Dataset excerpt
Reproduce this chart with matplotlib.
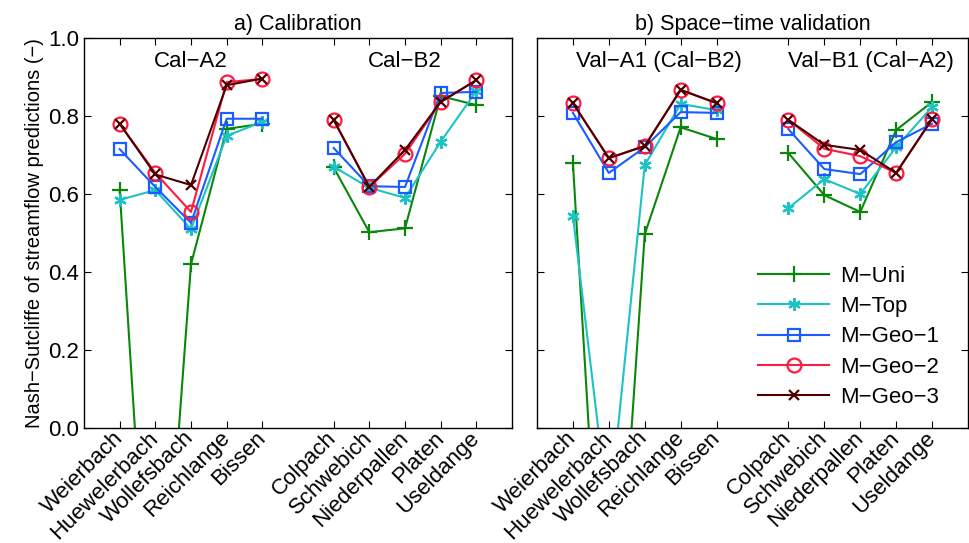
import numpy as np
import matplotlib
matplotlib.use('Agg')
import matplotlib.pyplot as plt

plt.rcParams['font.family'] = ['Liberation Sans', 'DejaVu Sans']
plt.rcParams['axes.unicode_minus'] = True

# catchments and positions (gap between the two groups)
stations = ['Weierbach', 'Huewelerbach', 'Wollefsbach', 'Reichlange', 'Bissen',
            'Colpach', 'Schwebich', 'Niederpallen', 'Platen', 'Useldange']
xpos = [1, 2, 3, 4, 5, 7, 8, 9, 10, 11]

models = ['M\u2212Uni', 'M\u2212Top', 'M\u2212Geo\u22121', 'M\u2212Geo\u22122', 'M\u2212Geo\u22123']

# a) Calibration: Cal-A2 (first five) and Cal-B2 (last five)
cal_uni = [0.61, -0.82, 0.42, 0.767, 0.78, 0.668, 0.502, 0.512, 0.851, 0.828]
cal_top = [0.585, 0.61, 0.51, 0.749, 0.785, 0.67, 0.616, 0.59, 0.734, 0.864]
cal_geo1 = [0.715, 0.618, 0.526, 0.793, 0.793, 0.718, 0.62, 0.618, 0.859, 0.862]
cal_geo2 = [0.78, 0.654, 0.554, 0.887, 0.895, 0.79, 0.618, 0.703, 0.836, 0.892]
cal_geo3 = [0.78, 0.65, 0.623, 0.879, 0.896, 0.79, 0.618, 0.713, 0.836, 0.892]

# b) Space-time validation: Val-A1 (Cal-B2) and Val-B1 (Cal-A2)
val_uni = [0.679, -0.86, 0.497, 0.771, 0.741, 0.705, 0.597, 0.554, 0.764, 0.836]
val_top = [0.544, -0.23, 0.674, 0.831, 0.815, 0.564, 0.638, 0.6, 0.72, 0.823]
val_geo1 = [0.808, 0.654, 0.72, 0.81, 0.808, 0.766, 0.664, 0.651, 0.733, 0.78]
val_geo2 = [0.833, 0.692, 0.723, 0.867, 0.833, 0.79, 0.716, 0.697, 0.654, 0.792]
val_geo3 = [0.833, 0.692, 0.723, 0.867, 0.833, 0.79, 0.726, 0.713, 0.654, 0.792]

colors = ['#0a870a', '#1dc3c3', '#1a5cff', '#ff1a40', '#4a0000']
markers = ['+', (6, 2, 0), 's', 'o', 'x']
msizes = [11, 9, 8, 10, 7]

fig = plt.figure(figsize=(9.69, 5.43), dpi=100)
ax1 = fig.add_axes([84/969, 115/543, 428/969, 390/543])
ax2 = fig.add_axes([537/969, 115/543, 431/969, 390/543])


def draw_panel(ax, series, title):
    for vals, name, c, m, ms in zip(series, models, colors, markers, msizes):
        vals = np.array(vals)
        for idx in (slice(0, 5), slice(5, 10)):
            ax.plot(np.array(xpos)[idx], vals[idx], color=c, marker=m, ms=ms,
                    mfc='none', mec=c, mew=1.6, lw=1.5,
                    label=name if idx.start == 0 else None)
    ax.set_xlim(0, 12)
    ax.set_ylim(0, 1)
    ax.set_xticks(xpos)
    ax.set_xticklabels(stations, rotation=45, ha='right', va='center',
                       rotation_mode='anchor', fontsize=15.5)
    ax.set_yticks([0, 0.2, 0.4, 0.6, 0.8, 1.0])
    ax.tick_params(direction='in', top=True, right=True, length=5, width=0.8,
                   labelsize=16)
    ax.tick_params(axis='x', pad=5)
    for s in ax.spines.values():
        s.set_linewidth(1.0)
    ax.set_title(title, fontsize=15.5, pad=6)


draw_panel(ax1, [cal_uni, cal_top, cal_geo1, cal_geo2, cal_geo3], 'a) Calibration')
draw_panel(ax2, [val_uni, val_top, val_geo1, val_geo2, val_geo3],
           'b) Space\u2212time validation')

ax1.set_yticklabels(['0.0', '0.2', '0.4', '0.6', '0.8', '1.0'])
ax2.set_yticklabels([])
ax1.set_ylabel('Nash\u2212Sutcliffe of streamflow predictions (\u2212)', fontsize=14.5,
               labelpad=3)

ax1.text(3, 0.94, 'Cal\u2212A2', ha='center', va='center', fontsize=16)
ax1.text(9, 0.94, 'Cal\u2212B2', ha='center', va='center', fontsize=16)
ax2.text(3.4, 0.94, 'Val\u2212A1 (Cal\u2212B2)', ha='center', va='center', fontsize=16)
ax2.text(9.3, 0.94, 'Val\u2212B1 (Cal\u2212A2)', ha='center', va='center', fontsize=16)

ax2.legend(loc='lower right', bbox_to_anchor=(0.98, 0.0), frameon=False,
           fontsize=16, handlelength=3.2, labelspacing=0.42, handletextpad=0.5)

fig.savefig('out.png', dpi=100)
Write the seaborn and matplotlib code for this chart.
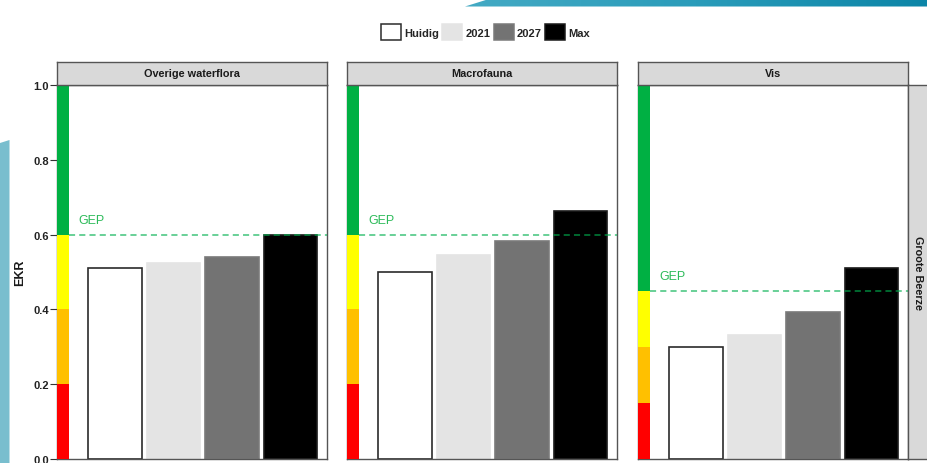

Work instructions
Copy out all the data exactly; skip the pictures.

Answer below
Reproduce this chart with matplotlib.
import numpy as np
import matplotlib
matplotlib.use('Agg')
import matplotlib.pyplot as plt

plt.rcParams['font.family'] = ['Liberation Sans', 'DejaVu Sans']
plt.rcParams['axes.unicode_minus'] = True

# catchments and positions (gap between the two groups)
stations = ['Weierbach', 'Huewelerbach', 'Wollefsbach', 'Reichlange', 'Bissen',
            'Colpach', 'Schwebich', 'Niederpallen', 'Platen', 'Useldange']
xpos = [1, 2, 3, 4, 5, 7, 8, 9, 10, 11]

models = ['M\u2212Uni', 'M\u2212Top', 'M\u2212Geo\u22121', 'M\u2212Geo\u22122', 'M\u2212Geo\u22123']

# a) Calibration: Cal-A2 (first five) and Cal-B2 (last five)
cal_uni = [0.61, -0.82, 0.42, 0.767, 0.78, 0.668, 0.502, 0.512, 0.851, 0.828]
cal_top = [0.585, 0.61, 0.51, 0.749, 0.785, 0.67, 0.616, 0.59, 0.734, 0.864]
cal_geo1 = [0.715, 0.618, 0.526, 0.793, 0.793, 0.718, 0.62, 0.618, 0.859, 0.862]
cal_geo2 = [0.78, 0.654, 0.554, 0.887, 0.895, 0.79, 0.618, 0.703, 0.836, 0.892]
cal_geo3 = [0.78, 0.65, 0.623, 0.879, 0.896, 0.79, 0.618, 0.713, 0.836, 0.892]

# b) Space-time validation: Val-A1 (Cal-B2) and Val-B1 (Cal-A2)
val_uni = [0.679, -0.86, 0.497, 0.771, 0.741, 0.705, 0.597, 0.554, 0.764, 0.836]
val_top = [0.544, -0.23, 0.674, 0.831, 0.815, 0.564, 0.638, 0.6, 0.72, 0.823]
val_geo1 = [0.808, 0.654, 0.72, 0.81, 0.808, 0.766, 0.664, 0.651, 0.733, 0.78]
val_geo2 = [0.833, 0.692, 0.723, 0.867, 0.833, 0.79, 0.716, 0.697, 0.654, 0.792]
val_geo3 = [0.833, 0.692, 0.723, 0.867, 0.833, 0.79, 0.726, 0.713, 0.654, 0.792]

colors = ['#0a870a', '#1dc3c3', '#1a5cff', '#ff1a40', '#4a0000']
markers = ['+', (6, 2, 0), 's', 'o', 'x']
msizes = [11, 9, 8, 10, 7]

fig = plt.figure(figsize=(9.69, 5.43), dpi=100)
ax1 = fig.add_axes([84/969, 115/543, 428/969, 390/543])
ax2 = fig.add_axes([537/969, 115/543, 431/969, 390/543])


def draw_panel(ax, series, title):
    for vals, name, c, m, ms in zip(series, models, colors, markers, msizes):
        vals = np.array(vals)
        for idx in (slice(0, 5), slice(5, 10)):
            ax.plot(np.array(xpos)[idx], vals[idx], color=c, marker=m, ms=ms,
                    mfc='none', mec=c, mew=1.6, lw=1.5,
                    label=name if idx.start == 0 else None)
    ax.set_xlim(0, 12)
    ax.set_ylim(0, 1)
    ax.set_xticks(xpos)
    ax.set_xticklabels(stations, rotation=45, ha='right', va='center',
                       rotation_mode='anchor', fontsize=15.5)
    ax.set_yticks([0, 0.2, 0.4, 0.6, 0.8, 1.0])
    ax.tick_params(direction='in', top=True, right=True, length=5, width=0.8,
                   labelsize=16)
    ax.tick_params(axis='x', pad=5)
    for s in ax.spines.values():
        s.set_linewidth(1.0)
    ax.set_title(title, fontsize=15.5, pad=6)


draw_panel(ax1, [cal_uni, cal_top, cal_geo1, cal_geo2, cal_geo3], 'a) Calibration')
draw_panel(ax2, [val_uni, val_top, val_geo1, val_geo2, val_geo3],
           'b) Space\u2212time validation')

ax1.set_yticklabels(['0.0', '0.2', '0.4', '0.6', '0.8', '1.0'])
ax2.set_yticklabels([])
ax1.set_ylabel('Nash\u2212Sutcliffe of streamflow predictions (\u2212)', fontsize=14.5,
               labelpad=3)

ax1.text(3, 0.94, 'Cal\u2212A2', ha='center', va='center', fontsize=16)
ax1.text(9, 0.94, 'Cal\u2212B2', ha='center', va='center', fontsize=16)
ax2.text(3.4, 0.94, 'Val\u2212A1 (Cal\u2212B2)', ha='center', va='center', fontsize=16)
ax2.text(9.3, 0.94, 'Val\u2212B1 (Cal\u2212A2)', ha='center', va='center', fontsize=16)

ax2.legend(loc='lower right', bbox_to_anchor=(0.98, 0.0), frameon=False,
           fontsize=16, handlelength=3.2, labelspacing=0.42, handletextpad=0.5)

fig.savefig('out.png', dpi=100)
Write the seaborn and matplotlib code for this chart.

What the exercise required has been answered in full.